* _EXERCISE OBJECTIVE_
Pull every line containing the word "document" from the records.

Rows from a dataset of charts and code
----------
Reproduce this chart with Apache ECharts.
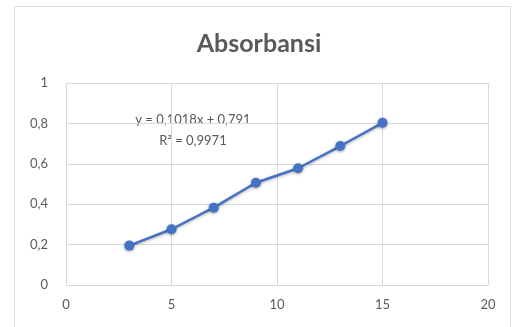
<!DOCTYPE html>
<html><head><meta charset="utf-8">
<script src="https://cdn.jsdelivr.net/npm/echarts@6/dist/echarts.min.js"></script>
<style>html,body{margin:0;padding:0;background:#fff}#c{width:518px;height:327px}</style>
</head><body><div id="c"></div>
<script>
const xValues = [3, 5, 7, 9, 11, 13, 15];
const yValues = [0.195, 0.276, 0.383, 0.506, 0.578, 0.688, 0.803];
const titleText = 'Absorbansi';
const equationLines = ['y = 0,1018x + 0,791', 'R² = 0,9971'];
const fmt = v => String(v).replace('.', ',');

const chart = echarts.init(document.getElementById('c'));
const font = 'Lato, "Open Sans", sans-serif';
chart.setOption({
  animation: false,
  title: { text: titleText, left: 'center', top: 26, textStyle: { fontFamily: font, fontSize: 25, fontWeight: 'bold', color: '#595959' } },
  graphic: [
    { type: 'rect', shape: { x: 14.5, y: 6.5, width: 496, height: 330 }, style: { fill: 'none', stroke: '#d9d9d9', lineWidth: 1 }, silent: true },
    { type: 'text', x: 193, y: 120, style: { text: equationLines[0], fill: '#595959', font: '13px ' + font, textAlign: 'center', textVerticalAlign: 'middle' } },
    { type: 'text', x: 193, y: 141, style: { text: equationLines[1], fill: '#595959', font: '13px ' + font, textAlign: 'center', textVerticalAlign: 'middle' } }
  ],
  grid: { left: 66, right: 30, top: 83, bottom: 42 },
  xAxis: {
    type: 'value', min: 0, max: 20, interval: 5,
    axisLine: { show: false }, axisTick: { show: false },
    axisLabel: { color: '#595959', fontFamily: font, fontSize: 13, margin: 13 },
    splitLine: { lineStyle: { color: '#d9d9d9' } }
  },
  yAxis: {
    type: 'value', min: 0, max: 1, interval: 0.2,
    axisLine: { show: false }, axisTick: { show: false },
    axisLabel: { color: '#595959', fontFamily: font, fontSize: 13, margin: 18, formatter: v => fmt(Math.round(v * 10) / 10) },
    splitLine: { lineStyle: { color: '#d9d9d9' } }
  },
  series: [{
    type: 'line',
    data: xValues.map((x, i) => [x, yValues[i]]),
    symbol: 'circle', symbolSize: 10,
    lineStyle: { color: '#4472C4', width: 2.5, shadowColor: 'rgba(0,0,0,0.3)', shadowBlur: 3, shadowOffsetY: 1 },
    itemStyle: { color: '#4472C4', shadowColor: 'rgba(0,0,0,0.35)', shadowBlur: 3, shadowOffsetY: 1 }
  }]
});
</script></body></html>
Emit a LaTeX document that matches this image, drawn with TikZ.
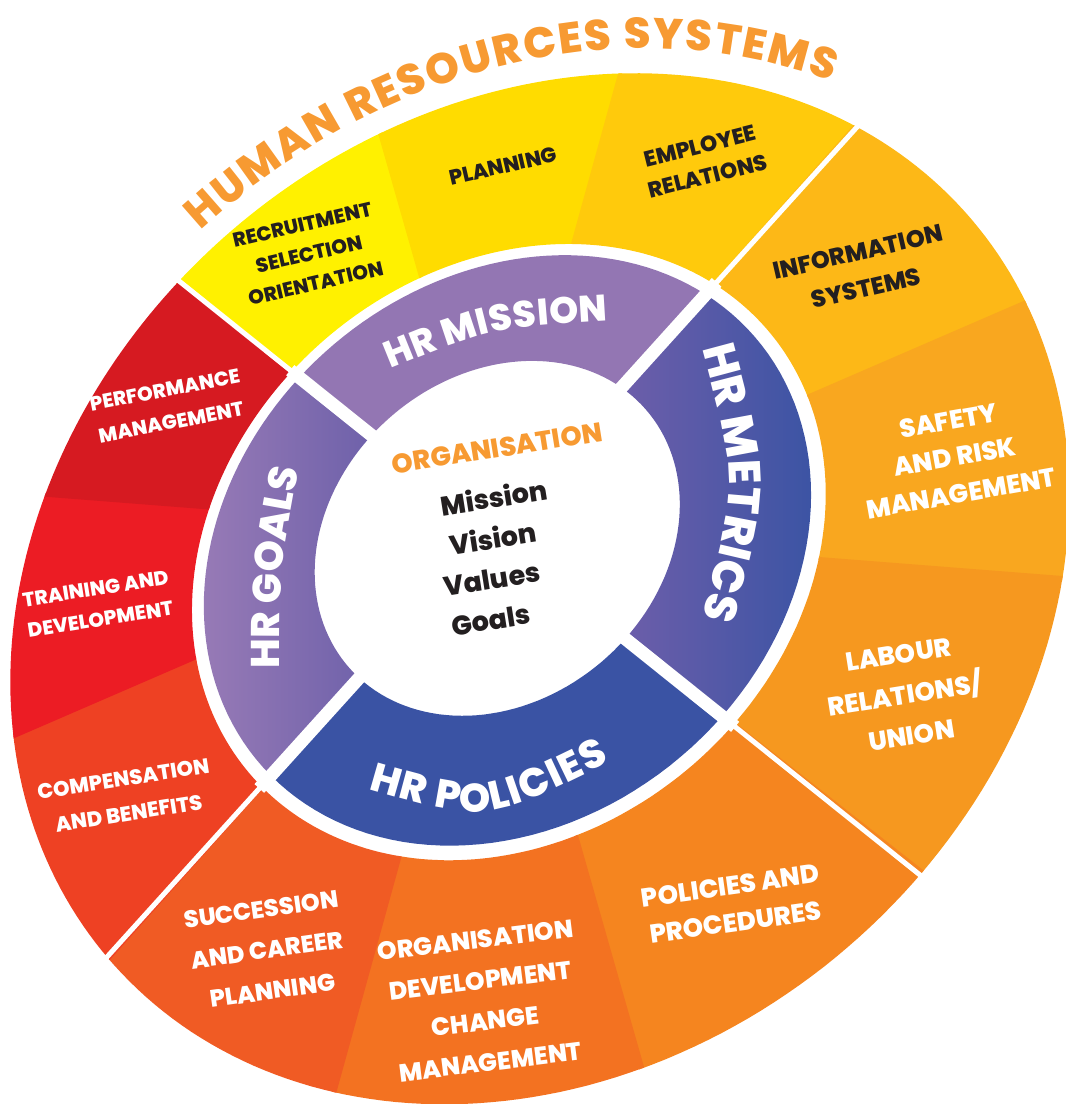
----------
* _TASK OUTPUT_
const chart = echarts.init(document.getElementById('c'));
Emit a LaTeX document that matches this image, drawn with TikZ.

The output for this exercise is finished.